RAW DATA
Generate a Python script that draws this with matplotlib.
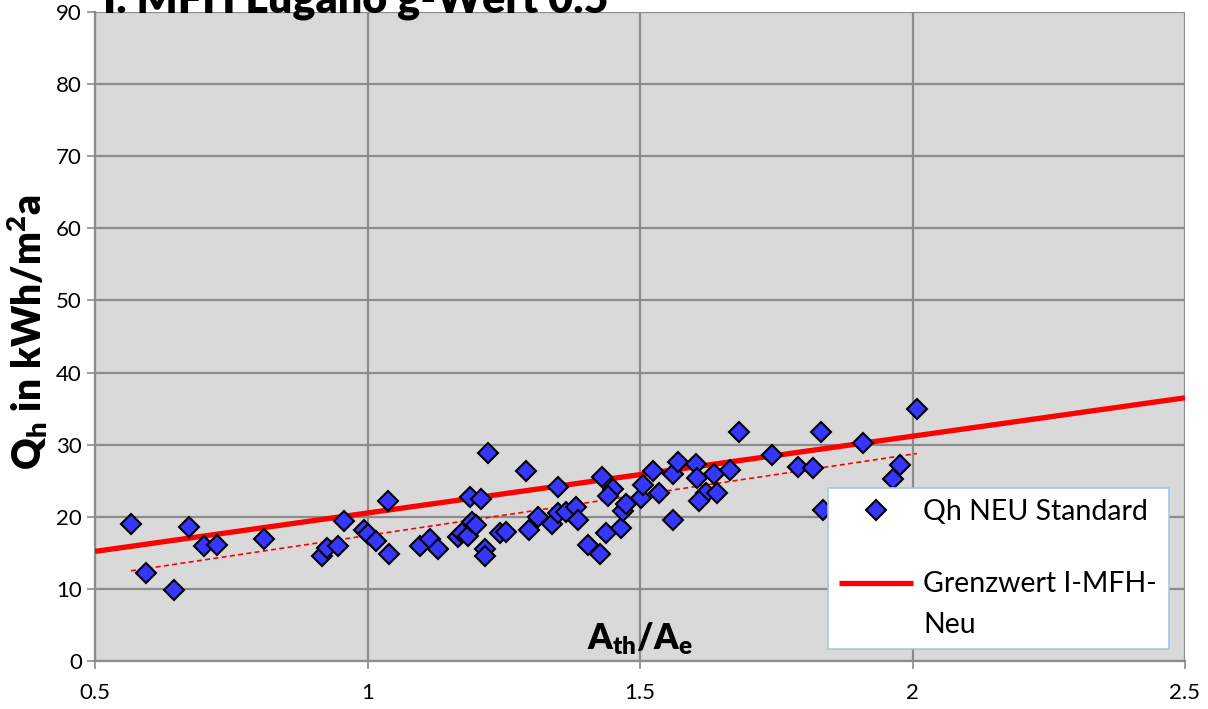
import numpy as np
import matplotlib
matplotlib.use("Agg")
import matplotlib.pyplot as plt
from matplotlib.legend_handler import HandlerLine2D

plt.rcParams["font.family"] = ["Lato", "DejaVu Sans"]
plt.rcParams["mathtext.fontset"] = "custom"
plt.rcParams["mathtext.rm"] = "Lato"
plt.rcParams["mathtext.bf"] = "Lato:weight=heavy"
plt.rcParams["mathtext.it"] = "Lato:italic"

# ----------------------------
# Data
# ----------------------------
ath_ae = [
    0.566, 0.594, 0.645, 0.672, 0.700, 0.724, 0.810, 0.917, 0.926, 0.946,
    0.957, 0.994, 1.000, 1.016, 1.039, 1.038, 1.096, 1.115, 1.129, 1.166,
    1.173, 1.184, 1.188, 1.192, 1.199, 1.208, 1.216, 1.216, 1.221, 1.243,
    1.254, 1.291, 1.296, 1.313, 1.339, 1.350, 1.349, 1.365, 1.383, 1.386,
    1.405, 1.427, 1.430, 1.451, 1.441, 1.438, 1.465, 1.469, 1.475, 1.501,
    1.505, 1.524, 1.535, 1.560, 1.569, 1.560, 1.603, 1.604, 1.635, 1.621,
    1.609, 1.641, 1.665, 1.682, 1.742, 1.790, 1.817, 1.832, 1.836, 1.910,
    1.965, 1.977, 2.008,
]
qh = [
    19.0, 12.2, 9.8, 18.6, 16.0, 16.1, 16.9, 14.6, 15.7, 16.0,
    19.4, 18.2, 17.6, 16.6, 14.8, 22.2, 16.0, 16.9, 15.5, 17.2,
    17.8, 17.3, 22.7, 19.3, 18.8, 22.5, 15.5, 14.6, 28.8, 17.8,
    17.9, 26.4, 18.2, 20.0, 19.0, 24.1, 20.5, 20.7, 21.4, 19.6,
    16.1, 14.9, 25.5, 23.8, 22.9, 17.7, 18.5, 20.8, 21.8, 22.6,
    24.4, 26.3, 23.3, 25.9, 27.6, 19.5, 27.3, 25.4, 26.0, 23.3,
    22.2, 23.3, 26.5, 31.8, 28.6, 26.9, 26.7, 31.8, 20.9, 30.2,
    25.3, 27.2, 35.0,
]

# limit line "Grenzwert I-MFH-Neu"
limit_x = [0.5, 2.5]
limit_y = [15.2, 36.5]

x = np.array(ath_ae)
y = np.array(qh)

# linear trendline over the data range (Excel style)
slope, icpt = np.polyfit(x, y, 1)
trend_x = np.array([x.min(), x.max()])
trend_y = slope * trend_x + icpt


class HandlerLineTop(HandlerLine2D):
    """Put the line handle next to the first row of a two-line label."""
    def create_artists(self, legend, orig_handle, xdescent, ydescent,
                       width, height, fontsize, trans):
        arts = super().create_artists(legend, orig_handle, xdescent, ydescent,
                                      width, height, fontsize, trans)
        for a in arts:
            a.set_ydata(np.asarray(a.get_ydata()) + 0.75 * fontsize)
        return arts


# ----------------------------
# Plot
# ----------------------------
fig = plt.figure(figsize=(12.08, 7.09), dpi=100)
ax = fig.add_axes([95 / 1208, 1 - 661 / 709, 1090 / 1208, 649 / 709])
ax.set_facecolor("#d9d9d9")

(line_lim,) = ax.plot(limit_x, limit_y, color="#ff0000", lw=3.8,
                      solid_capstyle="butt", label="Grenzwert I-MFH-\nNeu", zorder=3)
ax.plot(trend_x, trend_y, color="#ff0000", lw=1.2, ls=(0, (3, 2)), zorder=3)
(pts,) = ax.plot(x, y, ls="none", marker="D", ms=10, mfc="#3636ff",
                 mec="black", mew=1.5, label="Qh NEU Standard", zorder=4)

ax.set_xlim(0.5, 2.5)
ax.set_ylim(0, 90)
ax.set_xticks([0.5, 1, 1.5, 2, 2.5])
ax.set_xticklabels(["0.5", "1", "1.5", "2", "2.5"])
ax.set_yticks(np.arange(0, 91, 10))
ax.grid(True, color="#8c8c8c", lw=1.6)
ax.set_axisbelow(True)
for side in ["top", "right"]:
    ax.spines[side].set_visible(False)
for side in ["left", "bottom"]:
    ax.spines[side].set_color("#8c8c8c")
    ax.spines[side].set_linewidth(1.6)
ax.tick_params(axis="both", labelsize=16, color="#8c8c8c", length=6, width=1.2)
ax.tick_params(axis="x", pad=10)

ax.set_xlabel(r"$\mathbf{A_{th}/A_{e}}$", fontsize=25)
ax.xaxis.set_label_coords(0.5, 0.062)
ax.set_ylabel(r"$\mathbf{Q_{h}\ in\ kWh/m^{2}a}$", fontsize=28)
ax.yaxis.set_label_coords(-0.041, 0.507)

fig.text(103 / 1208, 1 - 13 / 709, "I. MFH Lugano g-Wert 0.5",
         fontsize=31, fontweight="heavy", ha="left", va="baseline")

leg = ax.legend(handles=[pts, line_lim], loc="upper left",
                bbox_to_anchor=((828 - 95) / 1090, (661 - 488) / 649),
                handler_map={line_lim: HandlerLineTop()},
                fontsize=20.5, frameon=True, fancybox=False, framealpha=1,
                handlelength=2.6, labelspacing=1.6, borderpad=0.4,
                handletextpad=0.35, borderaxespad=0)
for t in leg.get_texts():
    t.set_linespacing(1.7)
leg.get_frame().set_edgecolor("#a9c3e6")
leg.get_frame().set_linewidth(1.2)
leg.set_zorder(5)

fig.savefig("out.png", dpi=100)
==
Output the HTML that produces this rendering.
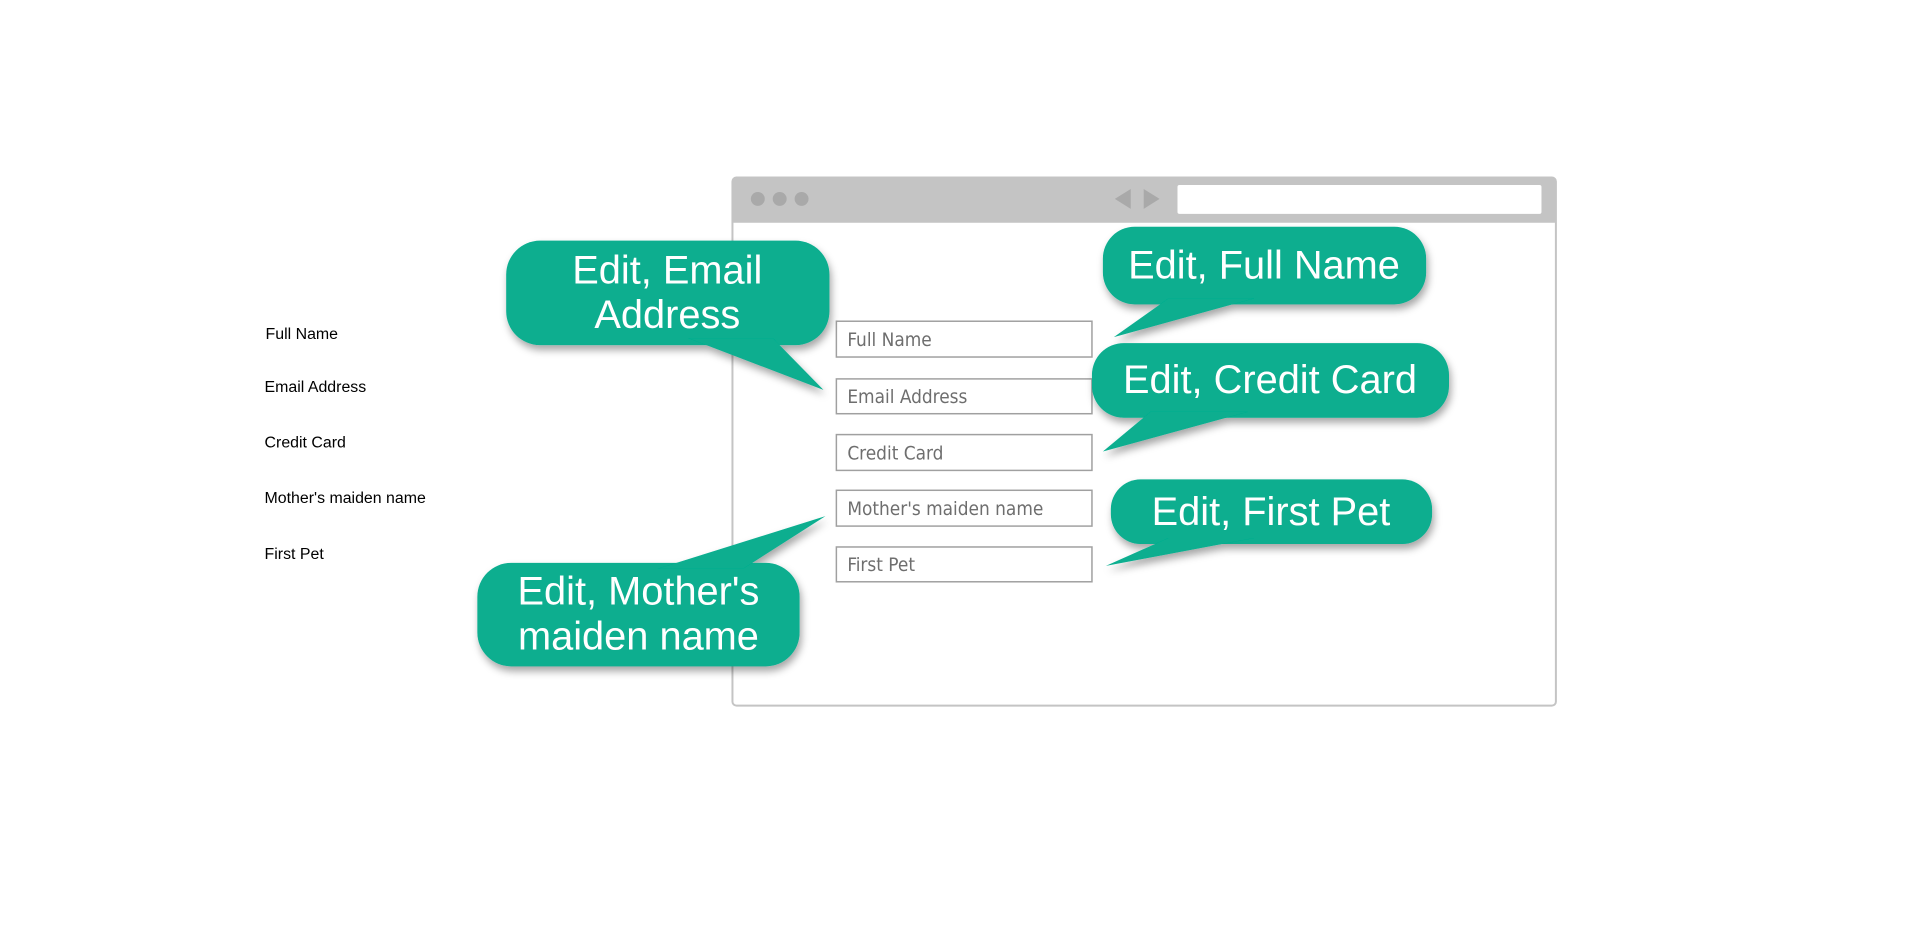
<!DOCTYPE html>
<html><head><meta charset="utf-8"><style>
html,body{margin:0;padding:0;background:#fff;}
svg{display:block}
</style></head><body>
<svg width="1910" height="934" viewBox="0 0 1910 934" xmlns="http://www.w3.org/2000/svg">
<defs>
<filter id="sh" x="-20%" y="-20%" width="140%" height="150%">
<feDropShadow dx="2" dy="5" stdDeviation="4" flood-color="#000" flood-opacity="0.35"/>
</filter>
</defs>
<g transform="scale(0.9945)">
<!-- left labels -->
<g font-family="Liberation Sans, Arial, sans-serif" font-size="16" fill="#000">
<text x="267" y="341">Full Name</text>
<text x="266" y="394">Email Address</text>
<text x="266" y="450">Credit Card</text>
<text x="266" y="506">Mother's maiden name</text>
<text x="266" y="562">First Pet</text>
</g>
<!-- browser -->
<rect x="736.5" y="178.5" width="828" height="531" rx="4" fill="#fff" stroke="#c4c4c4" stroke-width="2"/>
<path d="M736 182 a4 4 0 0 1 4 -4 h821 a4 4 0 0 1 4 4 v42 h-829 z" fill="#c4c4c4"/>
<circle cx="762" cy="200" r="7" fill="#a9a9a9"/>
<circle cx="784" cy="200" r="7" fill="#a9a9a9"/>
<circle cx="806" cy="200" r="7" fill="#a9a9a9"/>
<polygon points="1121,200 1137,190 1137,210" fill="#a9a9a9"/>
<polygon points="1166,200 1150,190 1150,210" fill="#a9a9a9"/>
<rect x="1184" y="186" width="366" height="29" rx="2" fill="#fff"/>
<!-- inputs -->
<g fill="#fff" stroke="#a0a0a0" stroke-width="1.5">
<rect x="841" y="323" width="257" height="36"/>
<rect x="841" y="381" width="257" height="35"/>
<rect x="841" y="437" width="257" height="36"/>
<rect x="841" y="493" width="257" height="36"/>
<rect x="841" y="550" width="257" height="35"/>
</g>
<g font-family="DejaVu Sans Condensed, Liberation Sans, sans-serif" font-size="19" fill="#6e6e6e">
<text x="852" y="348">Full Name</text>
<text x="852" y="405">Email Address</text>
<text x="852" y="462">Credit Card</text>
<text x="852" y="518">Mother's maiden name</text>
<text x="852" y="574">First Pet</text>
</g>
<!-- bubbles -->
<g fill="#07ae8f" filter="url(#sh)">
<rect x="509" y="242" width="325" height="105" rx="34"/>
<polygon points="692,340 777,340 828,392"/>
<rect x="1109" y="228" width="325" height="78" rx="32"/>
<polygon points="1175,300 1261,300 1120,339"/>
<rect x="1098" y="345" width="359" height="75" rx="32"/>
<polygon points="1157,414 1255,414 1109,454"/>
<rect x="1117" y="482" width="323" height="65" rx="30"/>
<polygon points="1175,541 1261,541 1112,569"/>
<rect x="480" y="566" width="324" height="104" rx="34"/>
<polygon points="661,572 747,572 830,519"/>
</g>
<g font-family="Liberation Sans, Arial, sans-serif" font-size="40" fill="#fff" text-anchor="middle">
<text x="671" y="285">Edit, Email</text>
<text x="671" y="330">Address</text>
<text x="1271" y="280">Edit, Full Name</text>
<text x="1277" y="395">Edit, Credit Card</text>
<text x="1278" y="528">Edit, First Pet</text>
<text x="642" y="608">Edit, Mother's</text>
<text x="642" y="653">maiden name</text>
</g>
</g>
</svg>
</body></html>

PROBLEM DESCRIPTION
Tally the lines containing "this". Provide the number without any other words.

RESPONSE
2